In 1985-86 as a graduate student at Texas Tech University, I conducted an archaeological survey of the Santa Rita Experimental Range east of Green Valley. The Experimental Range covered 53,159 acres (roughly 83 square miles). In seven months, I completed a systematic sample survey of 15% of the entire area. This sample allowed me to examine all the different plant zones within the entire range of elevation in the study area. Due to the vast size of the Experimental Range and that fact I only had one surveyor to help me, it was not practical to do a 100% survey. The 1,189-acre parcel of land proposed for the Kettenbach development as the Cielo Madera Estates is adjacent (immediately south and west) to my research study area.

During my survey, I located and documented 46 prehistoric archaeological sites affiliated with the Hohokam. The Hohokam are the ancestors of the O’odam-Piman people, and they inhabited the Sonoran desert from about AD 650 until around 1450 when the communities began to reorganize and relocate. The sites I documented included artifact scatters, agricultural sites for agave cultivation and roasting, plant (food) processing sites, small campsites, village sites with trash mounds, and one rock-art site. My work continues to be the largest archaeological survey effort in the area. Although my survey encompassed only 15% of the entire Experimental Range, it demonstrated that the bajada supported valuable natural resources and attracted prehistoric peoples who utilized the area extensively for resource procurement, agriculture, and habitation.

The majority of sites I found on the Santa Rita Experimental Range were situated on the upper bajada, at an elevation of 3,600 - 4,400 ft. This corresponds closely to the range of elevation of the Cielo Madera Estates where development is proposed.  Archaeological sites are common on these upper bajada settings throughout the Tucson Basin, and it is very likely that there are sites present in and around the proposed Cielo Madera Estates, given its similarity to the Experimental Range in its elevation, setting, and topography. This area has been conducive to human settlement for millennia because the soils are suitable for agriculture, there are valuable stone resources in the mountains, and abundant plant resources on the bajada. All of these resources were valued and utilized by the Hohokam that inhabited villages on the upper bajada as well as the lower bajada nearer the Santa Cruz River. The entire area around Green Valley and extending to the base of the Santa Rita mountains is rich in archaeological resources.

The larger sites I found in my study area were village sites. Some contained surface architecture and trash mounds. Although my study documented only what was visible on the surface of these sites, there is no doubt that those sites contain buried cultural deposits. On the surface, it is often the subtle indications of a structural feature or the presence of artifacts that indicate to the surveyor that the site exists. Common artifacts found on these types of sites include pottery shards, projectile points, flaked stone from tool making, imported shell used to make jewelry, hammer stones, knives and axes, and portable ground stone such as manos and metates.

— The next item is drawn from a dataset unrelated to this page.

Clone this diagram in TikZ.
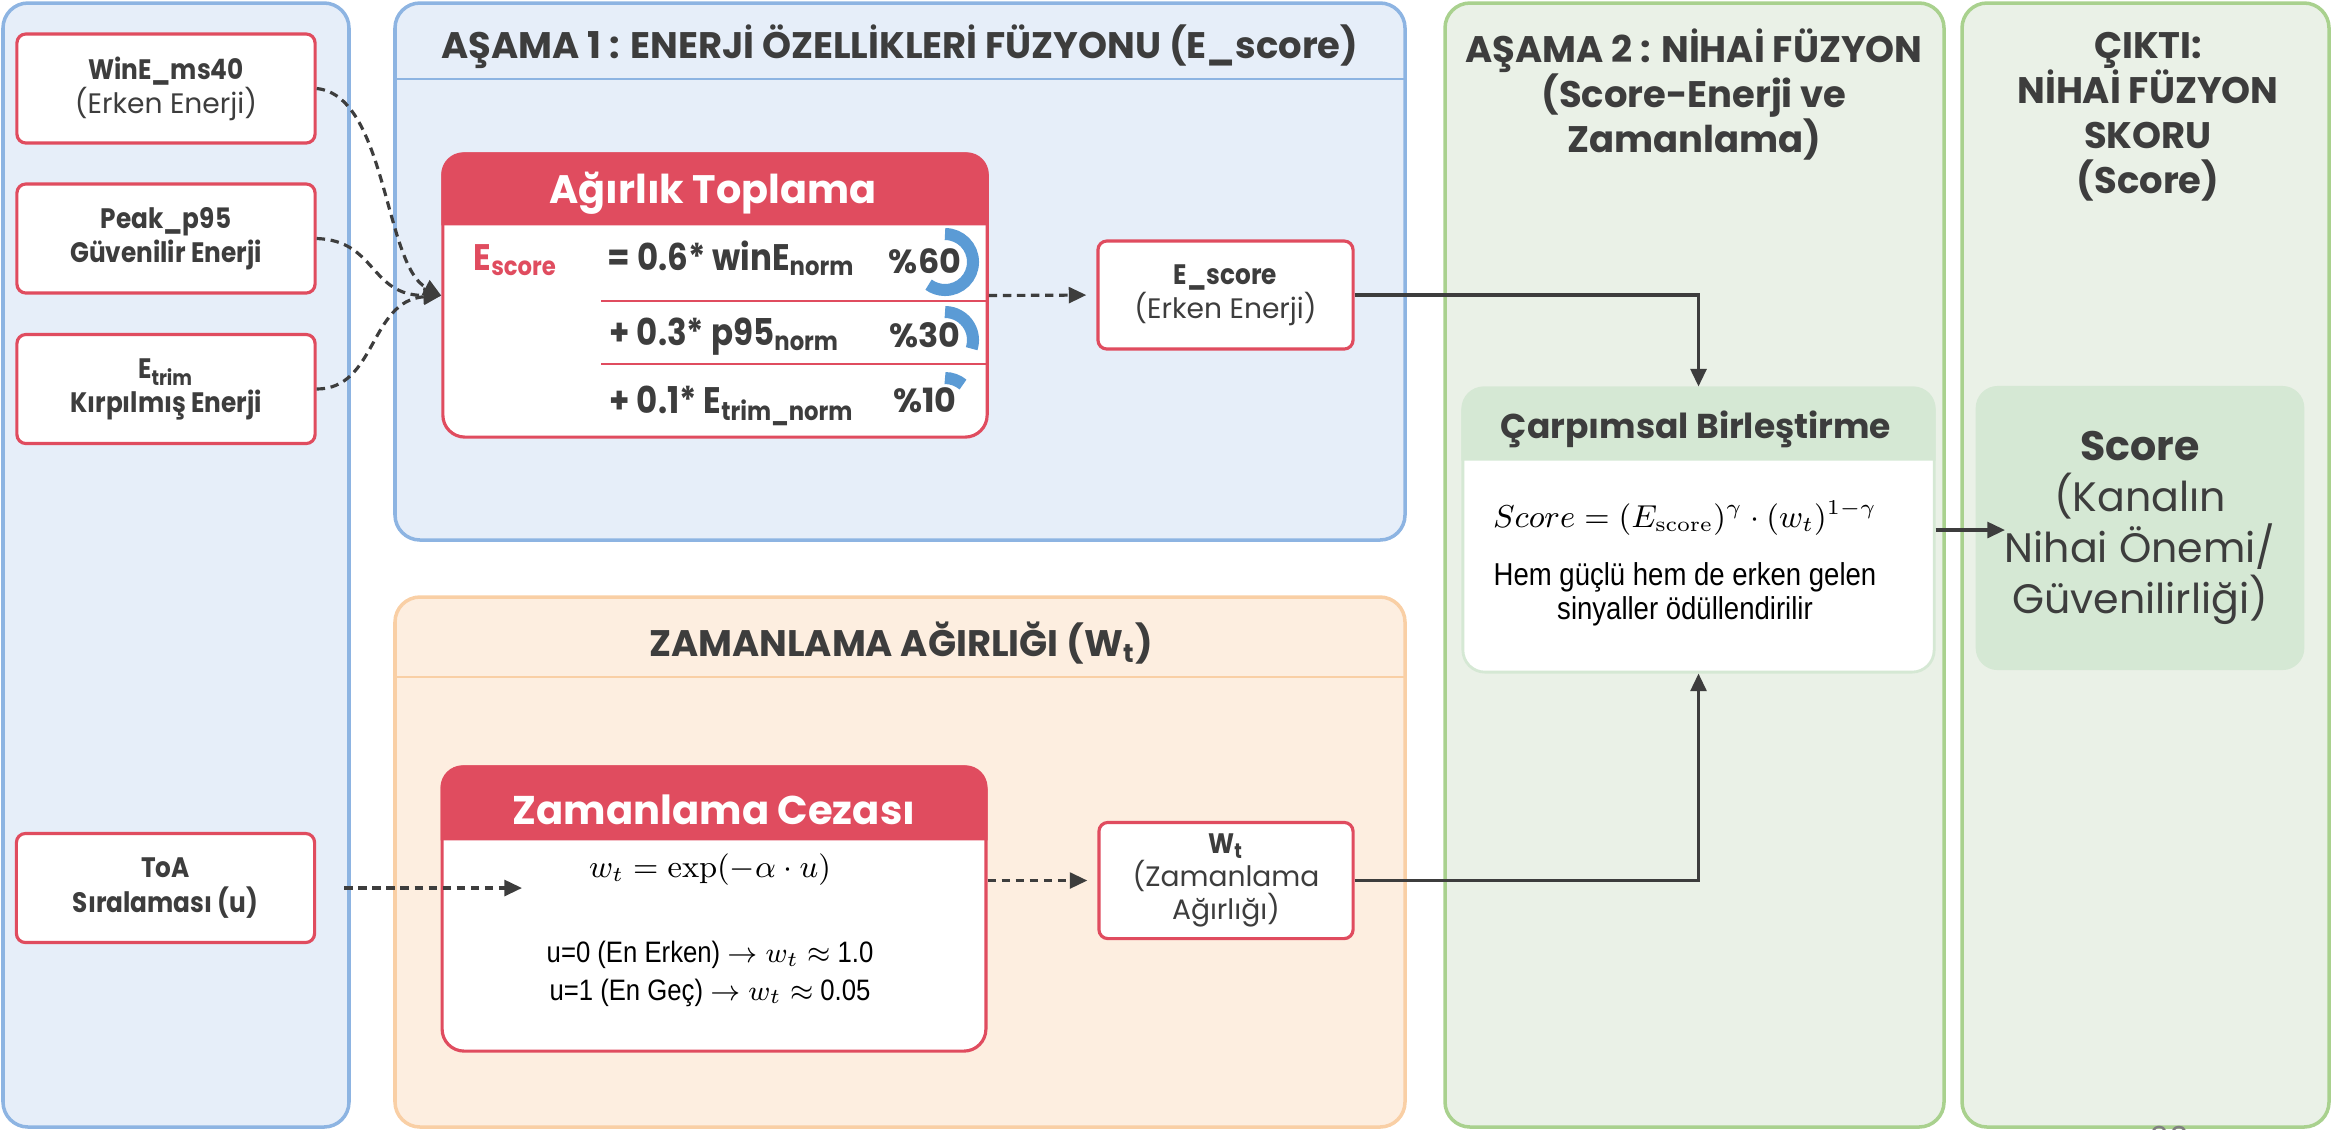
\documentclass[tikz,border=0pt]{standalone}
\usepackage[no-math]{fontspec}
\setmainfont{Poppins}
\newfontfamily\darfont[FakeStretch=0.87]{Liberation Sans}
\newfontfamily\sikfont[FakeStretch=0.88]{Poppins}
\usetikzlibrary{arrows.meta,positioning}

\definecolor{kirmizi}{HTML}{E04C5F}
\definecolor{koyu}{HTML}{3D3D3D}
\definecolor{mavizemin}{HTML}{E6EEF9}
\definecolor{mavicizgi}{HTML}{8DB4E2}
\definecolor{turuncuzemin}{HTML}{FDEEE0}
\definecolor{turuncucizgi}{HTML}{F9CFA5}
\definecolor{yesilzemin}{HTML}{EAF1E7}
\definecolor{yesilcizgi}{HTML}{A9D18E}
\definecolor{yesilkutu}{HTML}{D5E8D4}
\definecolor{halka}{HTML}{5B9BD5}

\tikzset{
  panel/.style={line width=1pt, rounded corners=0.25cm},
  girdi/.style={draw=kirmizi, line width=0.9pt, fill=white, rounded corners=0.09cm,
    minimum width=2.98cm, minimum height=1.09cm, align=center, text=koyu,
    font=\fontsize{8}{9.7}\selectfont},
  kart/.style={draw=kirmizi, line width=0.9pt, fill=white, rounded corners=0.22cm},
  kesikok/.style={draw=koyu, line width=0.9pt, dash pattern=on 2.4pt off 1.6pt,
    -{Triangle[length=5pt,width=4.5pt]}},
  ok/.style={draw=koyu, line width=0.9pt, -{Triangle[length=5pt,width=4.5pt]}},
  baslik/.style={text=koyu, font=\bfseries\fontsize{10.5}{12.8}\selectfont, align=center},
  satir/.style={anchor=base west, inner sep=0pt, text=koyu, font=\sikfont\bfseries\fontsize{10.5}{12}\selectfont},
  yuzde/.style={anchor=base, text=koyu, font=\bfseries\fontsize{9.5}{11}\selectfont},
  halkayay/.style={draw=halka, line width=0.12cm}
}
\newcommand{\kalin}[1]{{\sikfont\bfseries #1}}

\begin{document}
\begin{tikzpicture}[x=0.01cm, y=-0.01cm]
\useasboundingbox (0,0) rectangle (2331,1129);

% Paneller
\draw[panel, fill=mavizemin, draw=mavicizgi] (3,3) rectangle (349,1127);
\draw[panel, fill=mavizemin, draw=mavicizgi] (395,3) rectangle (1405,540);
\draw[mavicizgi, line width=0.6pt] (395,79) -- (1405,79);
\draw[panel, fill=turuncuzemin, draw=turuncucizgi] (395,597) rectangle (1405,1127);
\draw[turuncucizgi, line width=0.6pt] (395,677) -- (1405,677);
\draw[panel, fill=yesilzemin, draw=yesilcizgi] (1445,3) rectangle (1944,1127);
\draw[panel, fill=yesilzemin, draw=yesilcizgi] (1962,3) rectangle (2329,1127);

% Panel basliklari
\node[baslik] (asama1) at (900,47) {AŞAMA 1 : ENERJİ ÖZELLİKLERİ FÜZYONU (E\_score)};
\node[baslik] (zamanbaslik) at (901,643) {ZAMANLAMA AĞIRLIĞI (W\textsubscript{t})};
\node[baslik] (asama2) at (1694,94) {AŞAMA 2 : NİHAİ FÜZYON\\(Score-Enerji ve\\Zamanlama)};
\node[baslik] (cikti) at (2148,117) {ÇIKTI:\\NİHAİ FÜZYON\\SKORU\\(Score)};

% Girdiler
\node[girdi] (wine) at (166,88.5) {\kalin{WinE\_ms40}\\(Erken Enerji)};
\node[girdi] (peak) at (166,238.5) {\kalin{Peak\_p95}\\\kalin{Güvenilir Enerji}};
\node[girdi] (etrim) at (166,389) {\kalin{E\textsubscript{trim}}\\\kalin{Kırpılmış Enerji}};
\node[girdi] (toa) at (165.5,888) {\kalin{ToA}\\\kalin{Sıralaması (u)}};

% Agirlik Toplama
\node[kart, minimum width=5.44cm, minimum height=2.83cm] (agirlik) at (715,295.5) {};
\fill[kirmizi] ([yshift=-0.73cm]agirlik.north west) [rounded corners=0.22cm]
  -- (agirlik.north west) -- (agirlik.north east) [sharp corners]
  -- ([yshift=-0.73cm]agirlik.north east) -- cycle;
\node[text=white, font=\bfseries\fontsize{11.3}{13}\selectfont] (agirlikbaslik) at (713,193) {Ağırlık Toplama};
\draw[kirmizi, line width=0.6pt] (601,301) -- (987,301);
\draw[kirmizi, line width=0.6pt] (601,364) -- (987,364);
\node[satir, text=kirmizi] (escoreetiket) at (473,270) {E\textsubscript{score}};
\node[satir] (satir1) at (607,270) {= 0.6* winE\textsubscript{norm}};
\node[satir] (satir2) at (609,345) {+ 0.3* p95\textsubscript{norm}};
\node[satir] (satir3) at (609,413) {+ 0.1* E\textsubscript{trim\_norm}};
\draw[halkayay] (945,262) ++(-90:28) arc[start angle=-90, end angle=126, radius=28];
\draw[halkayay] (945,340) ++(-90:28) arc[start angle=-90, end angle=18, radius=28];
\draw[halkayay] (945,406) ++(-90:28) arc[start angle=-90, end angle=-50, radius=28];
\node[yuzde] (yuzde60) at (925,273) {\%60};
\node[yuzde] (yuzde30) at (925,347) {\%30};
\node[yuzde] (yuzde10) at (925,412) {\%10};

% E_score kutusu
\node[girdi, minimum width=2.55cm, minimum height=1.08cm] (escore) at (1225.5,295) {\kalin{E\_score}\\(Erken Enerji)};

% Zamanlama Cezasi
\node[kart, minimum width=5.435cm, minimum height=2.84cm] (zaman) at (714,909) {};
\fill[kirmizi] ([yshift=-0.75cm]zaman.north west) [rounded corners=0.22cm]
  -- (zaman.north west) -- (zaman.north east) [sharp corners]
  -- ([yshift=-0.75cm]zaman.north east) -- cycle;
\node[text=white, font=\bfseries\fontsize{11.4}{13}\selectfont] (zamanbaslik2) at (714,810) {Zamanlama Cezası};
\node[font=\fontsize{9}{11}\selectfont] (zamanformul) at (710,870) {$w_t = \exp(-\alpha \cdot u)$};
\node[font=\darfont\fontsize{8.4}{10.6}\selectfont, align=center] (zamanaciklama) at (710,974)
  {u=0 (En Erken) $\rightarrow w_t \approx$ 1.0\\u=1 (En Geç) $\rightarrow w_t \approx$ 0.05};

% W_t kutusu
\node[girdi, minimum width=2.54cm, minimum height=1.09cm, font=\fontsize{8}{9.3}\selectfont] (wt) at (1226,880.5) {\kalin{W\textsubscript{t}}\\(Zamanlama\\Ağırlığı)};

% Carpimsal Birlestirme
\node[draw=yesilkutu, line width=0.8pt, fill=white, rounded corners=0.22cm,
  minimum width=4.71cm, minimum height=2.84cm] (carp) at (1698.5,530) {};
\fill[yesilkutu] ([yshift=-0.74cm]carp.north west) [rounded corners=0.22cm]
  -- (carp.north west) -- (carp.north east) [sharp corners]
  -- ([yshift=-0.74cm]carp.north east) -- cycle;
\node[text=koyu, font=\bfseries\fontsize{9.8}{12}\selectfont] (carpbaslik) at (1696,429) {Çarpımsal Birleştirme};
\node[font=\fontsize{8.6}{10}\selectfont] (carpformul) at (1685,518)
  {$Score = (E_{\mathrm{score}})^{\gamma} \cdot (w_t)^{1-\gamma}$};
\node[font=\darfont\fontsize{9}{9.7}\selectfont, align=center] (carpaciklama) at (1685,594)
  {Hem güçlü hem de erken gelen\\sinyaller ödüllendirilir};

% Cikti
\node[fill=yesilkutu, rounded corners=0.22cm, minimum width=3.285cm, minimum height=2.84cm,
  align=center, text=koyu, font=\fontsize{11.7}{14.5}\selectfont] (score) at (2140,528)
  {\textbf{Score}\\(Kanalın\\Nihai Önemi/\\Güvenilirliği)};

% Baglantilar
\draw[kesikok] (wine.east) .. controls +(70,7) and +(-57,-30) .. (agirlik.west);
\draw[kesikok] (peak.east) .. controls +(60,2) and +(-72,0) .. (agirlik.west);
\draw[kesikok] (etrim.east) .. controls +(60,0) and +(-72,5) .. (agirlik.west);
\draw[kesikok, shorten >=0.1cm] (agirlik.east) -- (escore.west);
\draw[ok] (escore.east) -| (carp.north);
\coordinate (toaucu) at (522,888);
\draw[kesikok, shorten <=0.28cm] (toa.east) -- (toaucu);
\draw[kesikok, shorten >=0.1cm] (zaman.east |- wt.west) -- (wt.west);
\draw[ok] (wt.east) -| (carp.south);
\coordinate (skoruc) at ([xshift=0.3cm]score.west);
\draw[ok] (carp.east) -- (carp.east -| skoruc);

% Sayfa numarasi
\node[text=gray, font=\fontsize{9}{10}\selectfont] (sayfa) at (2170,1138) {20};

\end{tikzpicture}
\end{document}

Projects such as the development of the Kettenbach property will require an intensive archaeological survey. Once a survey is conducted, there is a high probability that archaeological resources will be encountered in the development area. These surveys are necessary in order to identify sites, assess the potential impacts of the proposed development, and develop a plan to mitigate the impacts. Mitigation is often done through project redesign or data recovery (excavation).

Archaeological resources are fragile and irreplaceable. Given the population expansion in the Tucson Basin, there are few areas left where archaeological sites have remained largely protected from development. The desert grasslands of the Santa Rita Experimental Range including the private lands at the base of Madera Canyon is one of those places. There is an excellent chance that the parcel proposed for the Kettenbach development contains undisturbed archaeological sites. These resources have the potential to yield valuable information to add to our greater understanding of prehistoric settlement of the area, and at the same time, enhance the character and intrinsic value of the land simply by the presence of its archaeological resources.